Barrel racing is a competitive horse racing sport where the riders compete to get the best time. The race is set up in a cloverleaf pattern which consists of three barrels set up in a triangular position with a start/finish line set up around 60 feet away.

 “You’ll make a figure eight on the right side and go around inside and across,” Jones said. “When you go to the middle you’ll have to shoot forward and go around it, but when you’re coming back you have to book it.”

The barrels are in a triangle configuration with the distance between the right and left barrels being 60 feet from the start line.
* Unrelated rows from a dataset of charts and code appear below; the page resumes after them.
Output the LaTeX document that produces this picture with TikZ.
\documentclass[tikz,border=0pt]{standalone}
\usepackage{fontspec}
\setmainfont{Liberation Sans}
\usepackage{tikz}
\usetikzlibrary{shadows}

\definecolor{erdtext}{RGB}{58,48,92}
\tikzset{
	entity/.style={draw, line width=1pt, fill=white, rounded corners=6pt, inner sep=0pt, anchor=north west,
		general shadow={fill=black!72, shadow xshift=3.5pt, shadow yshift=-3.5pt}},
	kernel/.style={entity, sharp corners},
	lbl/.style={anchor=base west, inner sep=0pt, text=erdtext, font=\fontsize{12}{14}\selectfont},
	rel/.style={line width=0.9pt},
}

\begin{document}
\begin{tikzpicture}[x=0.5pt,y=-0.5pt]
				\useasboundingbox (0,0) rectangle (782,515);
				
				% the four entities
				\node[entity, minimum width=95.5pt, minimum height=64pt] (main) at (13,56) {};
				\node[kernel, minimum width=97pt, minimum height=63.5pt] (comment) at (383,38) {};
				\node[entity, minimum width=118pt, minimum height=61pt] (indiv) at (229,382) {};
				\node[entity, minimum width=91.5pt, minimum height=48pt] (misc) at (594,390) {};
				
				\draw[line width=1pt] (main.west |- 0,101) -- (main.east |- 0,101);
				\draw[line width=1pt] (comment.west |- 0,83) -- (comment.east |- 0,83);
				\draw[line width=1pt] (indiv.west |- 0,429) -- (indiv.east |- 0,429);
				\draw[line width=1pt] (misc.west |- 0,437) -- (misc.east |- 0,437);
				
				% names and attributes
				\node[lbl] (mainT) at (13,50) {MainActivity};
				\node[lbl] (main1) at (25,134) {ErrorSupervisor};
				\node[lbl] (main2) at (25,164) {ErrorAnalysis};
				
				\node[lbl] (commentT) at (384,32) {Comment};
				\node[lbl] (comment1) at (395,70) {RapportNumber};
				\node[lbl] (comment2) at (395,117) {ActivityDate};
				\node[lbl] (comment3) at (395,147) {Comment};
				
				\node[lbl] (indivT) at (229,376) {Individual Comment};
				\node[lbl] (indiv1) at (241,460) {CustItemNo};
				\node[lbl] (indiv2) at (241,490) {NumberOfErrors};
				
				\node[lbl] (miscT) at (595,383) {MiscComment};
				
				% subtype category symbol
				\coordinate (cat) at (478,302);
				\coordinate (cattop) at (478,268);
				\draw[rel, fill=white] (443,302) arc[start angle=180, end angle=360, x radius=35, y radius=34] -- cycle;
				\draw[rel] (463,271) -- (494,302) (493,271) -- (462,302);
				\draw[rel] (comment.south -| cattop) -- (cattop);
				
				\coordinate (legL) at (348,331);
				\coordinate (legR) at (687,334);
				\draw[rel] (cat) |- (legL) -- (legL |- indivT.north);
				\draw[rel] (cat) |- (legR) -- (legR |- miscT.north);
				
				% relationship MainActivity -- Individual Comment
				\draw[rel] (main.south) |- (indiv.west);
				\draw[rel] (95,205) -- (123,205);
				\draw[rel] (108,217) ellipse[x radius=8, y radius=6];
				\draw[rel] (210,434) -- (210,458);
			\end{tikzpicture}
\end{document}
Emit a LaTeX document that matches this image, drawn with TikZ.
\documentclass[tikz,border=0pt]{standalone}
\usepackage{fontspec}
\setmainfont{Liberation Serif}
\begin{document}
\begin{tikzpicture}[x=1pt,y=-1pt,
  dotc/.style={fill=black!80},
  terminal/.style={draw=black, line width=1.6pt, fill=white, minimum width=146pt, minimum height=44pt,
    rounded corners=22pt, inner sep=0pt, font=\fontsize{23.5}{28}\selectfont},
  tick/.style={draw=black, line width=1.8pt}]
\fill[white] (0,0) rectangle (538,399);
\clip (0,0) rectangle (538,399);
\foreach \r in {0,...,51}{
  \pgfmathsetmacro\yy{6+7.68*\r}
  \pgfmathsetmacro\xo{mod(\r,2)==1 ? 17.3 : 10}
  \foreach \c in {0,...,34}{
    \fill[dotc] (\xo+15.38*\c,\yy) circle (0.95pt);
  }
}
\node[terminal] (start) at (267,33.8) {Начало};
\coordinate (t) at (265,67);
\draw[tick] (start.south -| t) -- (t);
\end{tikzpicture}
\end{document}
The middle barrel is 105 feet from the starting line which is the final barrel you head around.

“My [most] exciting part in a race was probably when I got my highest [time] which was ten,” Jones said. “I started crying because I was so excited I made it.”

In barrel racing, the racers use certain strategies to get the fastest time they can. Some of these techniques are slowing down your horse at specific spots or pointing your horse in a certain direction.

“When I first started going to my church I went to one of the rodeos and I saw barrel racing and I [knew I wanted to try it out],” Jones said. “So I got a hold of a horse trainer and she started getting me into barrel racing and then I started my first rodeo.”

The race usually consists of five racers who will individually race their horses in a random order. When a racer knocks down a barrel or does not follow the pattern correctly they will either get a deduction around 5 seconds or get a “no time” call depending on the show.

“My day [starts with] cleaning my horse and then getting my equipment ready,” Jones said. “And finally [I] practice around the barrel before my race.”

The equipment used in barrel racing includes a saddle, spurs, sport boots and a proper bit, which is an attachment that goes around the horse’s mouth. The right equipment allows for safety and security during a race in case of an accident with the horse or rider.

“Have fun,” Jones said. “Be yourself and enjoy barrel racing.”